When I can get people to engage about sex, it’s a favorite topic of conversation for me. I like to know what people are doing, what’s working and how they got there. Good sex should be celebrated, and bad sex should be learned from. One thing I invariably want to discuss is whether or not size matters. This topic could be applied to many objects—tits, ass, vaginal depth, etc. But for the purposes of this post, I’m talking about dick size. I’m going to go on the record right now as a size queen. Size matters to me, the bigger the better, the smaller need not apply. I find that when I bring this up with friends, it can be a provocative opinion. I’ve been told I’m shallow, or “that’s mean” or that really it’s about how it’s used, not dimensions. But I want to talk about how size could NOT matter.
My first couple of nights in college I went up to the frats and partied. I drank a lot of cheap hard liquor and had sex with a guy who was a casual acquaintance. While he was sexy and charming, his dick was very small. Fully erect I remember it being about the length of a tube of chapstick, and about double the girth. When he bared it he preempted with something like, “hey, I’m Italian and we’re small.” I’d not heard that one before and fucked him anyway. It was bad, drunken sex that left no physical impression. I wanted to wake up the next day and FEEL like I’d had sex. I wanted there to be raw edges, tenderness and maybe even a small tear or two. A tube of chapstick just couldn’t create that.
I’ve asked friends about whether they’ve been in similar situations, and how they’ve responded. In every case, they’ve gone through with sex. I like to think that I only went through with it that time because I was eighteen, and drunk, and felt like I should be having sex my first nights of college. Fellow size queens have told me that yeah, they let him because it would have been rude or awkward to turn him down after seeing what doesn’t measure up. I reject that. I hate the idea of people agreeing to have sex with someone in order to protect the other person’s feelings or ego. Life isn’t fair and some guys get the short end of the stick (pun intended) when it comes to physical endowment. I mean, I’m an A-cup and I would never expect a tit man to come after me. It’s called living in reality.

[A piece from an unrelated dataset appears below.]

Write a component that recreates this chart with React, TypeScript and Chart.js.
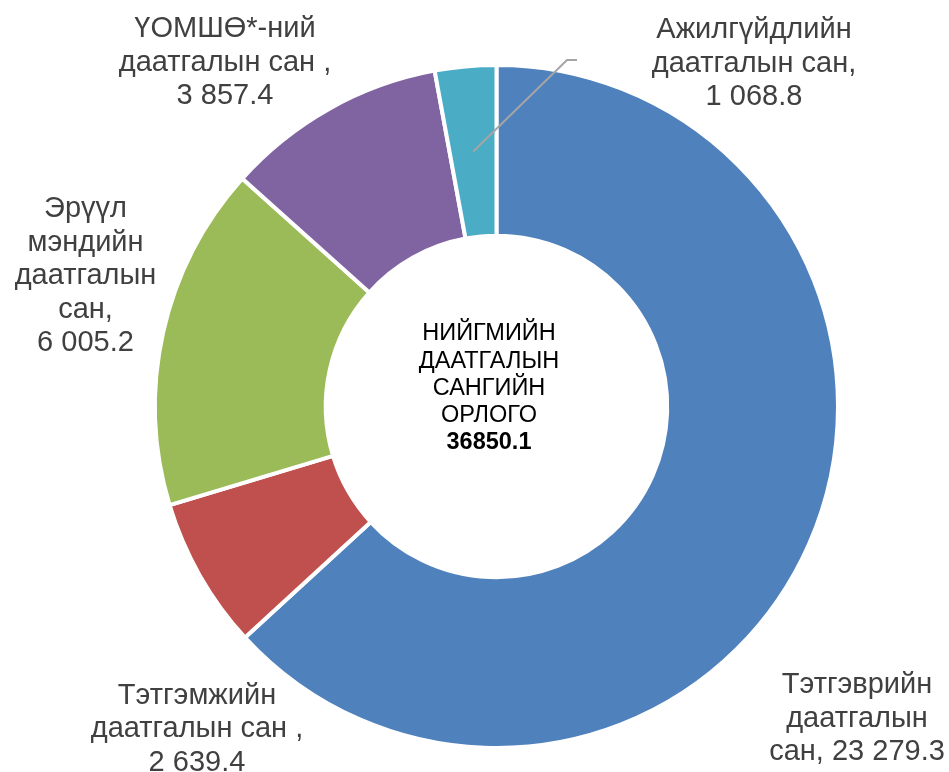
import React, { useEffect, useRef } from "react";
import { Chart, registerables } from "chart.js";

Chart.register(...registerables);

// ---- data ----
const categories = [
  "Тэтгэврийн даатгалын сан",
  "Тэтгэмжийн даатгалын сан",
  "Эрүүл мэндийн даатгалын сан",
  "ҮОМШӨ*-ний даатгалын сан",
  "Ажилгүйдлийн даатгалын сан",
];
const values = [23279.3, 2639.4, 6005.2, 3857.4, 1068.8];
const labelLines = [
  ["Тэтгэврийн", "даатгалын", "сан, {v}"],
  ["Тэтгэмжийн", "даатгалын сан ,", "{v}"],
  ["Эрүүл", "мэндийн", "даатгалын", "сан,", "{v}"],
  ["ҮОМШӨ*-ний", "даатгалын сан ,", "{v}"],
  ["Ажилгүйдлийн", "даатгалын сан,", "{v}"],
];
const centerLines = ["НИЙГМИЙН", "ДААТГАЛЫН", "САНГИЙН", "ОРЛОГО"];

// ---- styles / layout ----
const colors = ["#4F81BD", "#C0504D", "#9BBB59", "#8064A2", "#4BACC6"];
const FONT = '"Liberation Sans", Arial, sans-serif';
// label anchor (center x, first line cap-center y) relative to chart center
const labelPos = [
  { dx: 360.5, dy: 276.5 },
  { dx: -299.5, dy: 287 },
  { dx: -411, dy: -199.5 },
  { dx: -271.5, dy: -379.5 },
  { dx: 257.5, dy: -378.5 },
];
// leader lines: index -> end point relative to center, plus horizontal tail
const leaders: Record<number, { dx: number; dy: number; tail: number }> = {
  4: { dx: 70.5, dy: -346.5, tail: 10 },
};

function fmt(n: number): string {
  const [i, d] = n.toFixed(1).split(".");
  return i.replace(/\B(?=(\d{3})+(?!\d))/g, " ") + "." + d;
}

const labelPlugin = {
  id: "customLabels",
  afterDraw(chart: any) {
    const meta = chart.getDatasetMeta(0);
    const arc0 = meta.data[0];
    const cx = arc0.x;
    const cy = arc0.y;
    const ctx = chart.ctx;
    ctx.save();

    // leader lines
    Object.keys(leaders).forEach((k) => {
      const idx = Number(k);
      const L = leaders[idx];
      const p = meta.data[idx].tooltipPosition();
      ctx.beginPath();
      ctx.strokeStyle = "#A5A5A5";
      ctx.lineWidth = 2;
      ctx.moveTo(p.x, p.y);
      ctx.lineTo(cx + L.dx, cy + L.dy);
      ctx.lineTo(cx + L.dx + L.tail, cy + L.dy);
      ctx.stroke();
    });

    // outside labels
    const size = 29;
    ctx.font = `${size}px ${FONT}`;
    ctx.fillStyle = "#404040";
    ctx.textAlign = "center";
    ctx.textBaseline = "alphabetic";
    const lh = 33.5;
    labelLines.forEach((lines, i) => {
      const pos = labelPos[i];
      lines.forEach((ln, j) => {
        const t = ln.replace("{v}", fmt(values[i]));
        ctx.fillText(t, cx + pos.dx, cy + pos.dy + j * lh + size * 0.358);
      });
    });

    // center text
    const cs = 23.5;
    const clh = 27.25;
    const total = values.reduce((a, b) => a + b, 0);
    ctx.fillStyle = "#000000";
    const ccx = cx - 7.5;
    const firstY = cy - 74.5;
    centerLines.forEach((ln, j) => {
      ctx.font = `${cs}px ${FONT}`;
      ctx.fillText(ln, ccx, firstY + j * clh + cs * 0.358);
    });
    ctx.font = `bold ${cs}px ${FONT}`;
    ctx.fillText(total.toFixed(1), ccx, firstY + centerLines.length * clh + cs * 0.358);

    ctx.restore();
  },
};

export default function App() {
  const ref = useRef<HTMLCanvasElement>(null);
  useEffect(() => {
    if (!ref.current) return;
    const chart = new Chart(ref.current, {
      type: "doughnut",
      data: {
        labels: categories,
        datasets: [
          {
            data: values,
            backgroundColor: colors,
            borderColor: "#FFFFFF",
            borderWidth: 4,
            hoverBorderWidth: 4,
            hoverOffset: 0,
            offset: 0,
          },
        ],
      },
      options: {
        responsive: false,
        animation: false,
        devicePixelRatio: 1,
        cutout: "50%",
        layout: { padding: { left: 153, top: 63, right: 109, bottom: 22 } },
        plugins: {
          legend: { display: false },
          tooltip: { enabled: false },
        },
        events: [],
      },
      plugins: [labelPlugin],
    });
    return () => chart.destroy();
  }, []);
  return (
    <div style={{ position: "absolute", left: 0, top: 0, width: 949, height: 772, background: "#fff" }}>
      <canvas ref={ref} width={949} height={772} style={{ display: "block" }} />
    </div>
  );
}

During my senior year of college I was on hiatus from a relationship with a well-endowed man. I had come to expect the exquisite pain that comes from someone long and strong as an essential part of sex. When I began to see a sexy new man, I was intoxicated by his beautiful skin and marvelous kisses. Sexually, he was interested in everything and quite open, impressive for a twenty-one year old straight guy. He was all about what I liked, and what I wanted. He was willing to explore. The first time I grabbed his dick, I was excited to feel a sleek metal bar protruding from either side of his uncircumcised head. A piercing! New to me. But as a reached further, I felt a slender shaft, average in length. The whole thing felt like a tampon in a wrapper. I knew, piercing aside, that his size just wasn’t going to cut it for me. So I politely told him I wasn’t interested in being penetrated, and he made me come with his tongue, instead. Our time together didn’t last much longer after this discovery, but he was memorable for his maturity and sex-positive attitude. Although he was a master with his mouth, I knew I could never have a lasting sexual relationship with a small man. Because of my honestly with myself, and with him, we were both free to pursue satisfying and authentic connections.